I enjoyed this film very much, it was different than I was expecting, but I was pleasantly surprised. I initially though that the film would be slightly more familiarly uncanny in its reference to Satanism, however, this film in the end is nothing about a cult. The audience is lead to believe that the camp is a cult, but we come to find out that everyone is suck in an invisible dome where their lives are on repeat, an endless loop where once they die they immediately come back to life. In which is caused by the supernatural force that looms above the camp and the rest of the dessert. Although I wasn’t expecting this narrative plot, I do think that this film is exceptionally original, and places the audience in an uncanny setting that forces the audience to engage in the film and figure out what is truly happening at and around the camp ourselves.
The cinematography of The Endless I wasn’t particularly a fan of. I thought the opening scene was a little bit too drained, and I felt that it did not match the opening introduction and acting of Justin and Aaron. As the film went on the cinematography got better, however, I didn’t think that it was coherent throughout the film, there were changes in the lighting but it did not correlate to the narrative. Moreover, the only cinematically beautiful scene was when Justin and Aaron are walking on the hill through the monstrous statues and we can see ridges of hazy mountains in the background.
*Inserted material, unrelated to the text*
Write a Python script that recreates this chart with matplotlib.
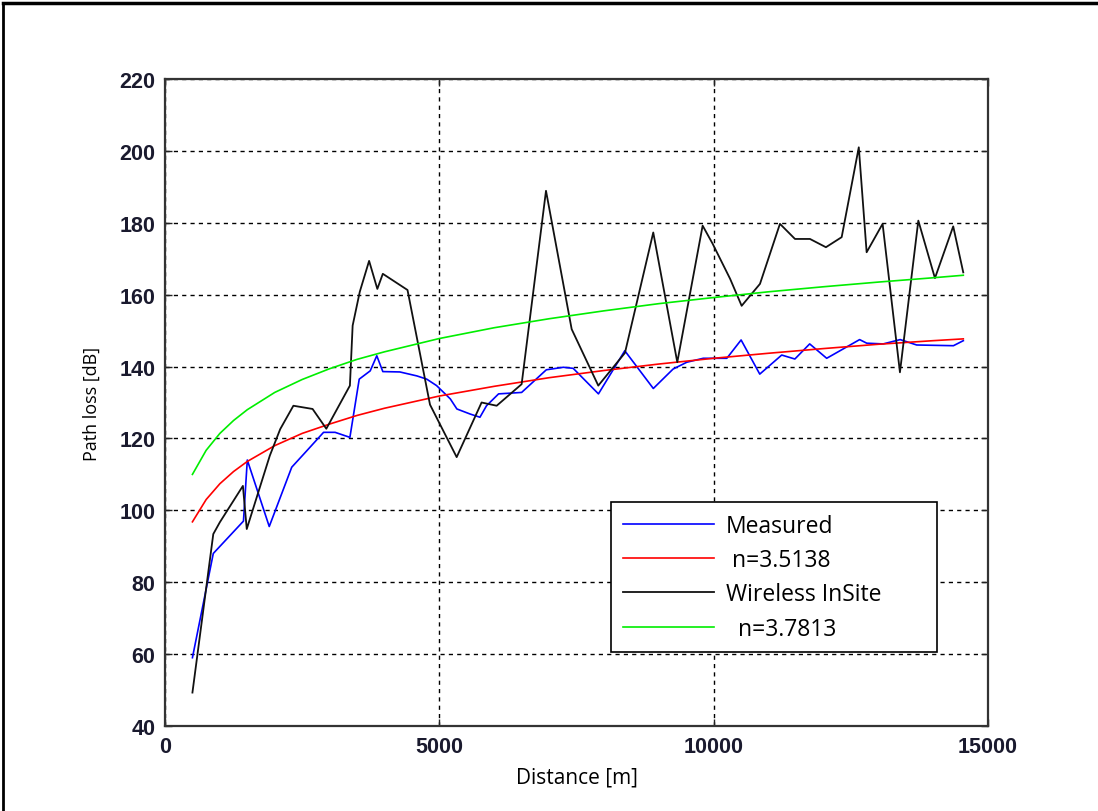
import matplotlib
matplotlib.use("Agg")
import matplotlib.pyplot as plt
from matplotlib.lines import Line2D
from matplotlib import font_manager as fm

# ---- data ----
meas_dist = [500, 880, 1430, 1500, 1900, 2310, 2580, 2890, 3100, 3370, 3540, 3740,
             3860, 3970, 4280, 4590, 4770, 4950, 5200, 5320, 5560, 5740, 5860, 6080,
             6500, 6950, 7260, 7440, 7900, 8380, 8900, 9260, 9510, 9810, 10240, 10500,
             10840, 11240, 11480, 11750, 12060, 12660, 12790, 13090, 13400, 13700,
             14370, 14550]
meas_pl = [59.0, 88.0, 97.0, 114.0, 95.5, 112.0, 116.5, 121.7, 121.7, 120.3, 136.5, 138.8,
           143.0, 138.6, 138.5, 137.4, 136.5, 134.7, 131.0, 128.2, 126.8, 125.9, 129.1, 132.4,
           132.8, 139.1, 139.8, 139.5, 132.4, 144.4, 133.9, 139.3, 141.2, 142.3, 142.3, 147.4,
           137.9, 143.2, 142.1, 146.3, 142.3, 147.5, 146.5, 146.3, 147.5, 146.0,
           145.8, 147.2]

sim_dist = [500, 880, 1000, 1420, 1490, 1910, 2100, 2340, 2690, 2940, 3370, 3420, 3550,
            3720, 3870, 3970, 4420, 4830, 5316, 5770, 6045, 6500, 6944, 7412, 7897,
            8383, 8899, 9337, 9799, 9980, 10300, 10510, 10844, 11208, 11482, 11755,
            12046, 12333, 12645, 12788, 13079, 13395, 13730, 14033, 14366, 14549]
sim_pl = [49.3, 93.4, 96.7, 106.8, 94.8, 115.2, 122.6, 129.1, 128.2, 122.7, 134.7, 151.4, 160.8,
          169.4, 161.6, 165.8, 161.3, 129.4, 114.8, 130.0, 129.1, 135.1, 188.9, 150.4, 134.7,
          143.8, 177.3, 141.2, 179.2, 174.2, 164.4, 156.9, 163.0, 179.7, 175.5, 175.5,
          173.2, 176.0, 201.0, 171.8, 179.7, 138.4, 180.6, 164.6, 179.0, 166.2]

fit_dist = [500, 750, 1000, 1250, 1500, 2000, 2500, 3000, 3500, 4000, 5000, 6000, 7000,
            8000, 9000, 10000, 11000, 12000, 13000, 14000, 14550]
fit_meas = [96.8, 103.0, 107.4, 110.8, 113.6, 118.0, 121.4, 124.0, 126.4, 128.4, 131.8,
            134.5, 136.9, 138.9, 140.7, 142.3, 143.7, 145.0, 146.2, 147.2, 147.7]
fit_sim = [110.0, 116.7, 121.4, 125.0, 128.0, 132.8, 136.4, 139.4, 142.0, 144.1, 147.8,
           150.8, 153.3, 155.5, 157.5, 159.2, 160.8, 162.2, 163.5, 164.7, 165.4]

labels = ["Measured", " n=3.5138", "Wireless InSite", "  n=3.7813"]
xticks = [0, 5000, 10000, 15000]
yticks = [40, 60, 80, 100, 120, 140, 160, 180, 200, 220]

# ---- fonts ----
avail = {f.name for f in fm.fontManager.ttflist}
tick_family = [f for f in ["Liberation Sans Narrow", "Liberation Sans", "DejaVu Sans"] if f in avail]
label_family = [f for f in ["Open Sans", "DejaVu Sans"] if f in avail]

fig = plt.figure(figsize=(10.98, 8.12), dpi=100)
ax = fig.add_axes([165 / 1098, 85 / 812, 823 / 1098, 647 / 812])

ax.plot(meas_dist, meas_pl, color="#0000ff", lw=1.2, label=labels[0])
ax.plot(fit_dist, fit_meas, color="#ff0000", lw=1.2, label=labels[1])
ax.plot(sim_dist, sim_pl, color="#111111", lw=1.3, label=labels[2])
ax.plot(fit_dist, fit_sim, color="#00ee00", lw=1.2, label=labels[3])

ax.set_xlim(0, 15000)
ax.set_ylim(40, 220)
ax.set_xticks(xticks)
ax.set_yticks(yticks)
ax.set_xticklabels([str(v) for v in xticks], family=tick_family, fontsize=15.5,
                   fontweight="bold", color="#1a1a2e")
ax.set_yticklabels([str(v) for v in yticks], family=tick_family, fontsize=15.5,
                   fontweight="bold", color="#1a1a2e")
ax.tick_params(direction="in", top=True, right=True, length=5, width=1,
               color="#222222", pad=7)
ax.grid(True, color="black", linestyle=(0, (3, 3)), linewidth=1.0)
for s in ax.spines.values():
    s.set_linewidth(1.6)
    s.set_color("#333333")

ax.set_xlabel("Distance [m]", family=label_family, fontsize=15, labelpad=7)
ax.set_ylabel("Path loss [dB]", family=label_family, fontsize=13, labelpad=13)

leg = ax.legend(loc="lower left", bbox_to_anchor=(0.542, 0.114, 0.396, 0.234),
                mode="expand",
                prop={"family": label_family, "size": 16.5},
                frameon=True, fancybox=False, edgecolor="black",
                handlelength=4.0, handletextpad=0.5, labelspacing=0.45,
                borderpad=0.5, borderaxespad=0)
leg.get_frame().set_linewidth(1.2)
leg.get_frame().set_alpha(1)

# outer figure border (top and left)
fig.add_artist(Line2D([3 / 1098, 3 / 1098], [0, 1 - 4 / 812], transform=fig.transFigure,
                      color="black", lw=2))
fig.add_artist(Line2D([3 / 1098, 1], [1 - 4 / 812, 1 - 4 / 812], transform=fig.transFigure,
                      color="black", lw=2.5))

fig.savefig("out.png", dpi=100)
Although this is a magnificent scene, it did not match the rest of the film’s cinematography and aesthetic. I felt that the cinematography fluctuated too much, losing the audiences potential engagement, because we kept being reminded that we were watching a film through the inconsistent lighting.
Talking to my mom after watching this film, she asked my thoughts on whether the camp was truly a cult or not. I do not think that the camp was a cult at all, even though the camp and its people seemed very suspicious as though they were hiding something, and did “cult-like” things, I do not believe that they are your stereotypical cult, or anywhere remotely close to a cult status. They are stuck in an endless loop and are controlled by a terrifying supernatural force. I believe that the members of the camp wanted to warn Justin and Aaron to leave, but after their escape many years ago when they told the press that the camp is a cult, the supernatural force got very mad, I think. In which when Justin and Aaron returned they were led by the supernatural force to go to the bottom of the lake and get a video tape. After watching the tape, they find that it is the interview of Justin and Aaron telling the press that the camp is a cult. After they storm out of the dining hall Hal, one of the main members of the camp, tells Justin and Aaron that the tape is the supernatural force’s forgiveness towards what happened. I do not believe this; I think that the tape was a warning and a reminder to those of the camp for what Justin and Aaron did. In which, in the last scene of the film, when Hal and the rest of the camp members stand and look to see if Aaron and Justin escaped after just being obliterated by the force, we see Hall smirk. I think this shows that Hall is happy that Justin and Aaron were able to escape the force and the hell that him and all the other people in the camp and surrounding areas have been living. Although the ending is ambiguous, I think that adds to the films uncanniness, and inability to truly understand the supernatural force. Leaving it up to the audience. In which we must sit and think about everything we just learned about the camp and the supernatural force, putting the piece together to figure everything out for ourselves.
Although this film defied my expectations of what the narrative plot would be, The Endless was nonetheless an amazing film that is truly original and unique. I would certainly recommend this film to others. You are immensely engaged in the narrative, trying to figure out what is happening in this uncanny setting, and why and what this supernatural force is, even days after first watching the film.